Here is a clear example of the government dictating a politically correct, but economically suboptimal solution to externalities associated with using oil.
Today the DOT’s National Highway Traffic Safety Administration (NHTSA) and EPA, establish increasingly stringent fuel economy standards under NHTSA’s Corporate Average Fuel Economy program and greenhouse gas emission standards under the Clean Air Act for 2012 through 2016 model-year vehicles.
Starting with 2012 model year vehicles, the rules together require automakers to improve fleet-wide fuel economy and reduce fleet-wide greenhouse gas emissions by approximately five percent every year. NHTSA has established fuel economy standards that strengthen each year reaching an estimated 34.1 mpg for the combined industry-wide fleet for model year 2016.
The EPA standards require that by the 2016 model-year, manufacturers must achieve a combined average vehicle emission level of 250 grams of carbon dioxide per mile. The EPA standard would be equivalent to 35.5 miles per gallon if all reductions came from fuel economy improvements.
The government’s stated purpose can be seen in the following statement from the press release:
The rules could potentially save the average buyer of a 2016 model year car $3,000 over the life of the vehicle and, nationally, will conserve about 1.8 billion barrels of oil and reduce nearly a billion tons of greenhouse gas emissions over the lives of the vehicles covered.
The economically optimal way to conserve oil and reduce greenhouse gas pollution is to tax it, but this is less politically acceptable. The political problem is that the tax is visible, but the regulation costs are hidden. Sadly, we will all pay more to meet this oil and CO2 objective with this new CAFE standard than with a direct tax. If everyone could easily assess the hidden costs of this regulation, then the tax would seem cheap and we’d all agree to accept it. But how can we make the hidden cost of the regulation more clear?
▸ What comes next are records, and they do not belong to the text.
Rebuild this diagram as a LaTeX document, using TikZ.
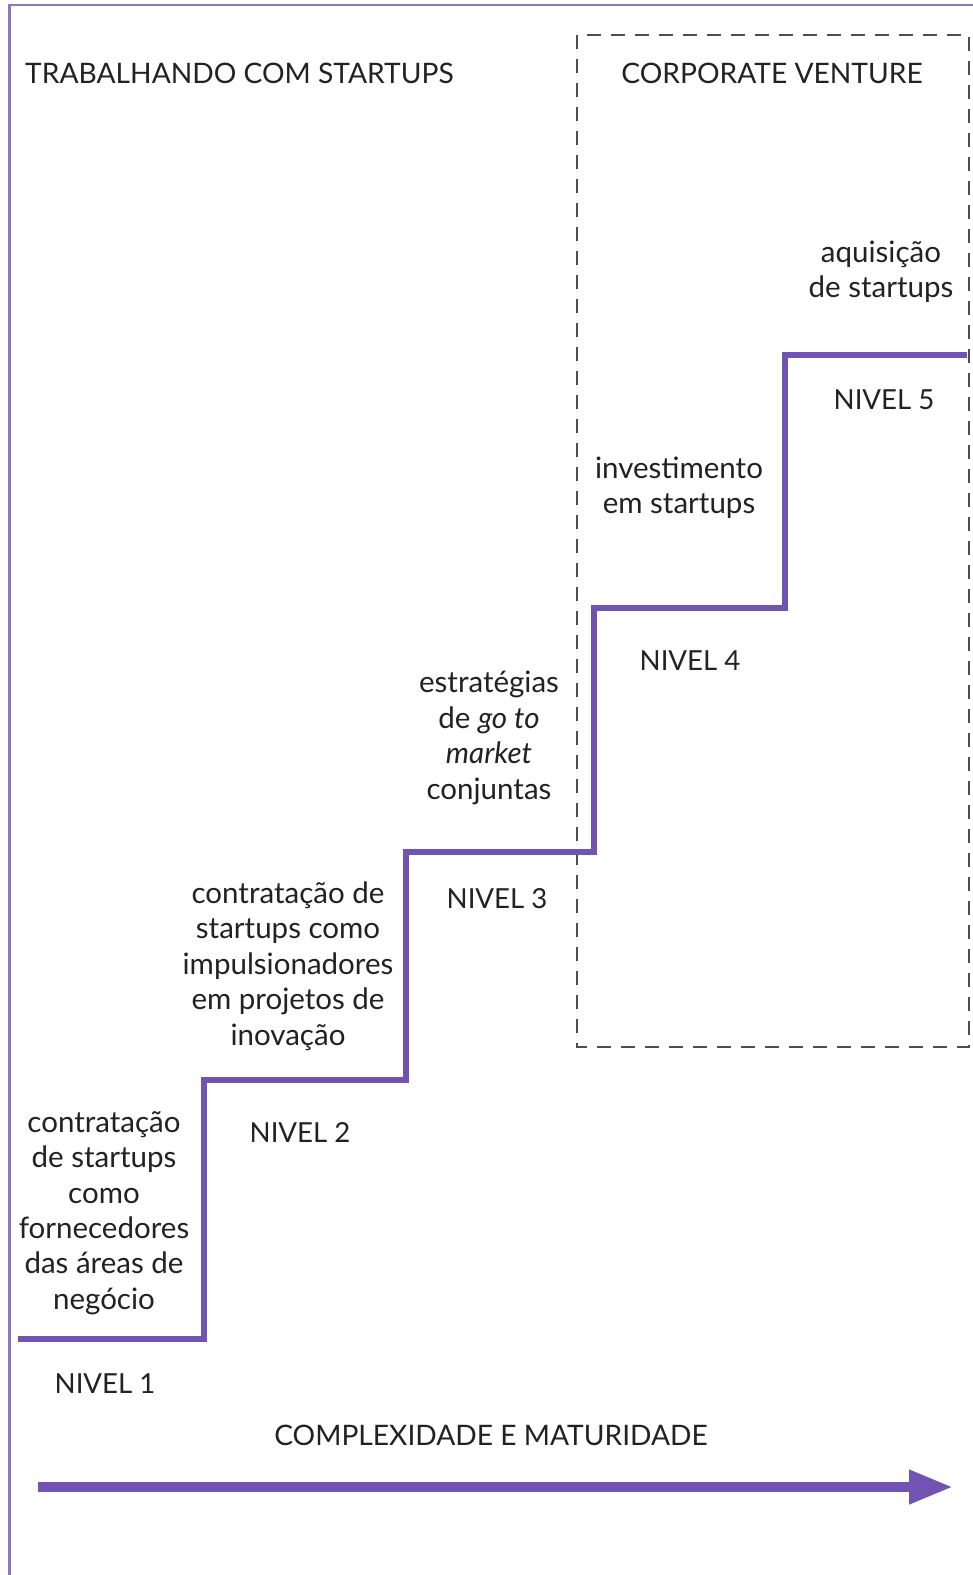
\documentclass[tikz,border=0pt]{standalone}
\usepackage{fontspec}
\setmainfont{Lato}
\usetikzlibrary{arrows.meta}
\definecolor{stair}{HTML}{7153B2}
\definecolor{frame}{HTML}{8A76C6}
\definecolor{ink}{HTML}{222222}
\tikzset{
  label/.style={text=ink, font=\fontsize{29.5}{35.4}\selectfont, align=center, inner sep=0pt},
  caps/.style={text=ink, font=\fontsize{28.2}{34}\selectfont, align=center, inner sep=0pt},
  level/.style={caps, font=\fontsize{27.6}{34}\selectfont},
  stairline/.style={draw=stair, line width=6pt, line join=miter},
}
\begin{document}
\begin{tikzpicture}[x=1pt,y=-1pt]
\useasboundingbox (0,0) rectangle (973,1575);
\fill[white] (0,0) rectangle (973,1575);
% outer frame: top and left edges only
\draw[frame, line width=2.5pt] (9.5,1575) -- (9.5,5) -- (973,5);
% corporate venture region
\draw[ink!80, line width=1.4pt, dash pattern=on 14pt off 10pt] (577,35) rectangle (969,1047);
% titles
\node[caps, anchor=west] (t1) at (25,73) {TRABALHANDO COM STARTUPS};
\node[caps] (t2) at (772,73) {CORPORATE VENTURE};
% staircase
\coordinate (s0) at (18,1339);
\coordinate (s1) at (204,1339);
\coordinate (s2) at (204,1080);
\coordinate (s3) at (406,1080);
\coordinate (s4) at (406,852);
\coordinate (s5) at (594,852);
\coordinate (s6) at (594,608);
\coordinate (s7) at (785,608);
\coordinate (s8) at (785,355);
\coordinate (s9) at (967,355);
\draw[stairline] (s0) -- (s1) -- (s2) -- (s3) -- (s4) -- (s5) -- (s6) -- (s7) -- (s8) -- (s9);
% step descriptions
\node[label] (d1) at (104,1213) {contratação\\de startups\\como\\fornecedores\\das áreas de\\negócio};
\node[label] (d2) at (288,966) {contratação de\\startups como\\impulsionadores\\em projetos de\\inovação};
\node[label] (d3) at (489,738) {estratégias\\de \textit{go to}\\\textit{market}\\conjuntas};
\node[label] (d4) at (679,488) {investimento\\em startups};
\node[label] (d5) at (881,272) {aquisição\\de startups};
% level names
\node[level] (n1) at (105,1384) {NIVEL 1};
\node[level] (n2) at (300,1132) {NIVEL 2};
\node[level] (n3) at (497,899) {NIVEL 3};
\node[level] (n4) at (690,661) {NIVEL 4};
\node[level] (n5) at (884,400) {NIVEL 5};
% axis
\node[caps] (ax) at (491,1435) {COMPLEXIDADE E MATURIDADE};
\coordinate (a0) at (38,1487);
\coordinate (a1) at (953,1487);
\draw[stair, line width=10pt, -{Triangle[length=44pt,width=32pt]}] (a0) -- (a1);
\end{tikzpicture}
\end{document}
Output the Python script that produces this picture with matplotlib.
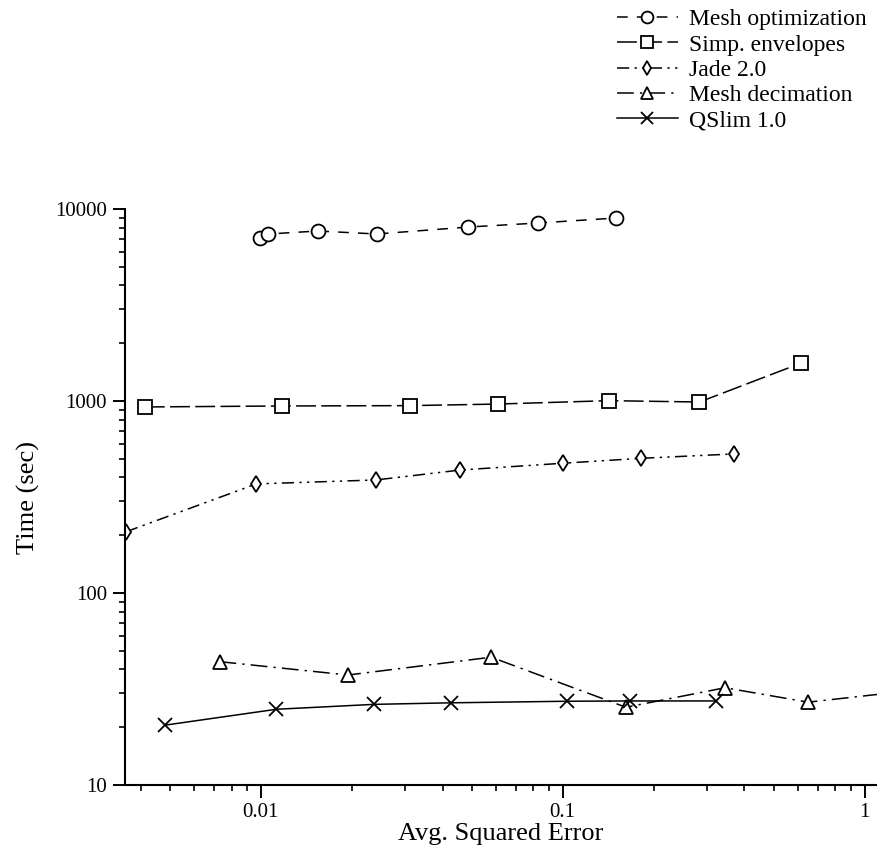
import matplotlib
matplotlib.use('Agg')
import matplotlib.pyplot as plt
from matplotlib.ticker import LogLocator, FixedLocator, FixedFormatter, NullFormatter

plt.rcParams['font.family'] = ['Liberation Serif', 'DejaVu Serif']

# values (log-log)
mesh_opt_x = [0.00992, 0.0106, 0.01545, 0.0242, 0.0484, 0.0826, 0.1498]
mesh_opt_y = [7060, 7410, 7680, 7410, 8050, 8450, 8970]

simp_x = [0.00413, 0.01174, 0.0311, 0.0609, 0.142, 0.284, 0.618]
simp_y = [931, 942, 946, 964, 1004, 988, 1578]

jade_x = [0.00358, 0.00967, 0.0241, 0.0458, 0.100, 0.182, 0.369]
jade_y = [208.5, 370, 388, 437, 474, 503, 530]

decim_x = [0.0073, 0.01945, 0.058, 0.162, 0.345, 0.650, 1.3]
decim_y = [43.9, 37.4, 46.3, 25.4, 32.1, 27.0, 30.5]

qslim_x = [0.00482, 0.01127, 0.0237, 0.0428, 0.103, 0.167, 0.321]
qslim_y = [20.5, 24.8, 26.3, 26.8, 27.3, 27.4, 27.4]

xticks = [0.01, 0.1, 1]
xtick_labels = ['0.01', '0.1', '1']
yticks = [10, 100, 1000, 10000]
ytick_labels = ['10', '100', '1000', '10000']

fig = plt.figure(figsize=(8.77, 8.67), dpi=100)
ax = fig.add_axes([125/877, 82/867, 1 - 125/877, (785-209)/867])

lw = 1.1
mk = dict(color='black', markerfacecolor='white', markeredgecolor='black',
          markeredgewidth=1.3, linewidth=lw)

ax.plot(mesh_opt_x, mesh_opt_y, marker='o', markersize=10, dashes=(7, 6),
        label='Mesh optimization', **mk)
ax.plot(simp_x, simp_y, marker='s', markersize=10, dashes=(13, 3.5),
        label='Simp. envelopes', **mk)
ax.plot(jade_x, jade_y, marker='d', markersize=8.5, dashes=(8, 3.5, 1.5, 3.5, 1.5, 3.5),
        label='Jade 2.0', **mk)
ax.plot(decim_x, decim_y, marker='^', markersize=9.5, dashes=(11, 4, 1.5, 4),
        label='Mesh decimation', **mk)
ax.plot(qslim_x, qslim_y, marker='x', markersize=10, linestyle='-',
        label='QSlim 1.0', **mk)

ax.set_xscale('log')
ax.set_yscale('log')
ax.set_xlim(0.00355, 1.1)
ax.set_ylim(10, 10000)

ax.xaxis.set_major_locator(FixedLocator(xticks))
ax.xaxis.set_major_formatter(FixedFormatter(xtick_labels))
ax.yaxis.set_major_locator(FixedLocator(yticks))
ax.yaxis.set_major_formatter(FixedFormatter(ytick_labels))
ax.xaxis.set_minor_locator(LogLocator(base=10, subs=range(2, 10), numticks=20))
ax.yaxis.set_minor_locator(LogLocator(base=10, subs=range(2, 10), numticks=20))
ax.xaxis.set_minor_formatter(NullFormatter())
ax.yaxis.set_minor_formatter(NullFormatter())

for side in ['top', 'right']:
    ax.spines[side].set_visible(False)
for side in ['left', 'bottom']:
    ax.spines[side].set_linewidth(1.5)

ax.tick_params(which='major', direction='out', length=9, width=1.4, labelsize=15, pad=4)
ax.tick_params(which='minor', direction='out', length=4, width=1.2)

ax.set_xlabel('Avg. Squared Error', fontsize=19, labelpad=1)
ax.set_ylabel('Time (sec)', fontsize=19, labelpad=11)

fig.legend(loc='upper left', bbox_to_anchor=(612/877, 1 - 4/867), frameon=False,
           fontsize=17, handlelength=2.6, handletextpad=0.45, labelspacing=0.16,
           borderpad=0.2, borderaxespad=0, markerscale=0.85)

fig.savefig('out.png', dpi=100)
The other significant mistake of this policy is that the increased fuel economy results in consumers driving farther and more often so the savings are overstated. A report by the NAS pointed out many such unintended and suboptimal results of the 1975 CAFE standards.
Here is an excerpt from a 2002 AEI-Brookings Joint Center for Regulatory Studies which drew similar conclusions:
In particular, a long-run 3.0 MPG increase in the CAFE standard would impose social welfare losses of $5.556 billion per year and save 5.1 billion gallons of gasoline per year. This amounts to a hidden tax of $1.09 per gallon conserved. An 11 cent per gallon increase in the gasoline tax would save the same amount of fuel at a welfare cost of $275 million per year. The 3.0 MPG increase is thus 20 times more expensive than the gas tax increase. The marginal welfare costs of long-term increases in the CAFE standard amount to $1.26 per gallon and exceed by a factor of five recent estimates of the marginal societal benefits from avoided externalities. Increasing the CAFE standard is therefore neither cost-effective nor cost-beneficial.
Somehow we must find the political will to address our CO2 and oil concerns with cost effective policies (taxes).